Buyers are then faced with the choice of whether they commit their capital into larger, syndicated opportunities or whether they seek out a sole buyer opportunity in the mid- and lower mid-markets, for example.

“What you’re seeing is a bunch of buyers raising their hands to say, yes, we want to be in more relevant deals. When I go fundraise, I don’t want to show a bunch of deals that are syndicated, I want to show a bunch of deals that I focused my time and attention on to actually negotiate the structure,” Schluter said.

That’s not to say large GP-led secondaries deals aren’t closing. PJT advised New Jersey-based energy fund manager ECP on its continuation fund for US power company Calpine Corporation, which closed in June on $1.6 billion in capital commitments. The transaction was $5.3 billion in total size, according to PJT’s report. A source familiar with the transaction said the $1.6 billion in commitments raised for the transaction didn’t account for non-ECP fund investors in the asset who were offered liquidity as part of the transaction. PJT declined to comment on that point.

However the bar for getting a large deal across the line is a lot higher in the current market, Schluter said, adding: “The path to successful execution of large GP-led transactions is a targeted structured approach rather than simply bringing a deal to market and hoping for the best.”

Bring out the toolkit

Average pricing for buyout portfolios was between 82 percent to 87 percent of reference date net asset value, the report noted. Pricing for all strategies was down 5 to 10 percentage points year-over-year.

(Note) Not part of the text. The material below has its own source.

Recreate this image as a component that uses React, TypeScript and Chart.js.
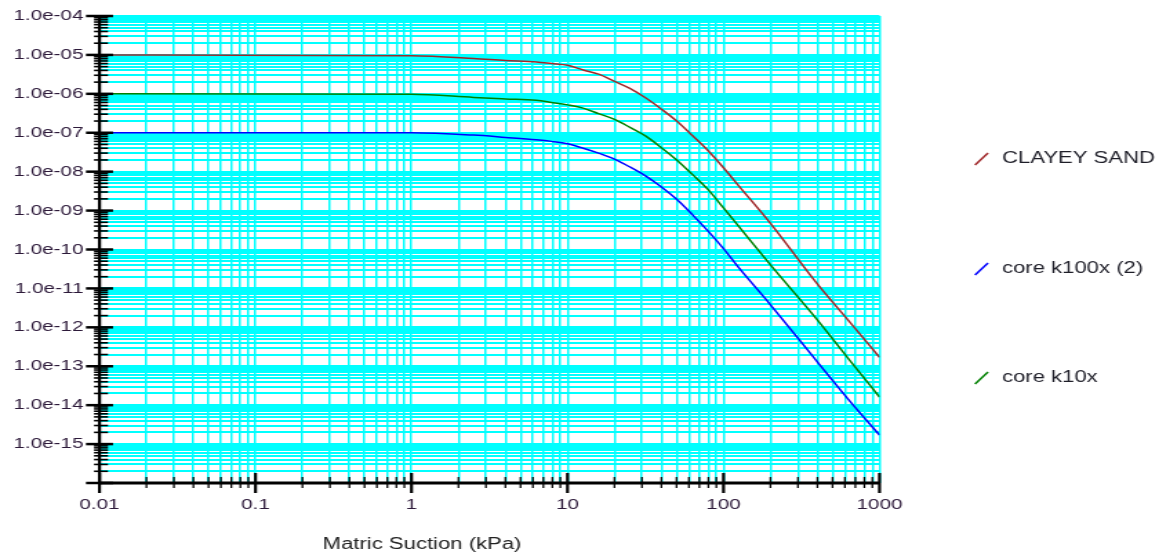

Regardless, there is a consistent flow of LPs looking to leverage the secondaries market this year, Schluter said.

“What that [pricing] range doesn’t really highlight is … there’s some form of structure that’s being instituted to sort of maximise that pricing. Whether that is preferred structures or just simple deferrals – those are the tools in the toolkits that are being used by secondaries investors to effectively put their best foot forward from a pricing perspective.”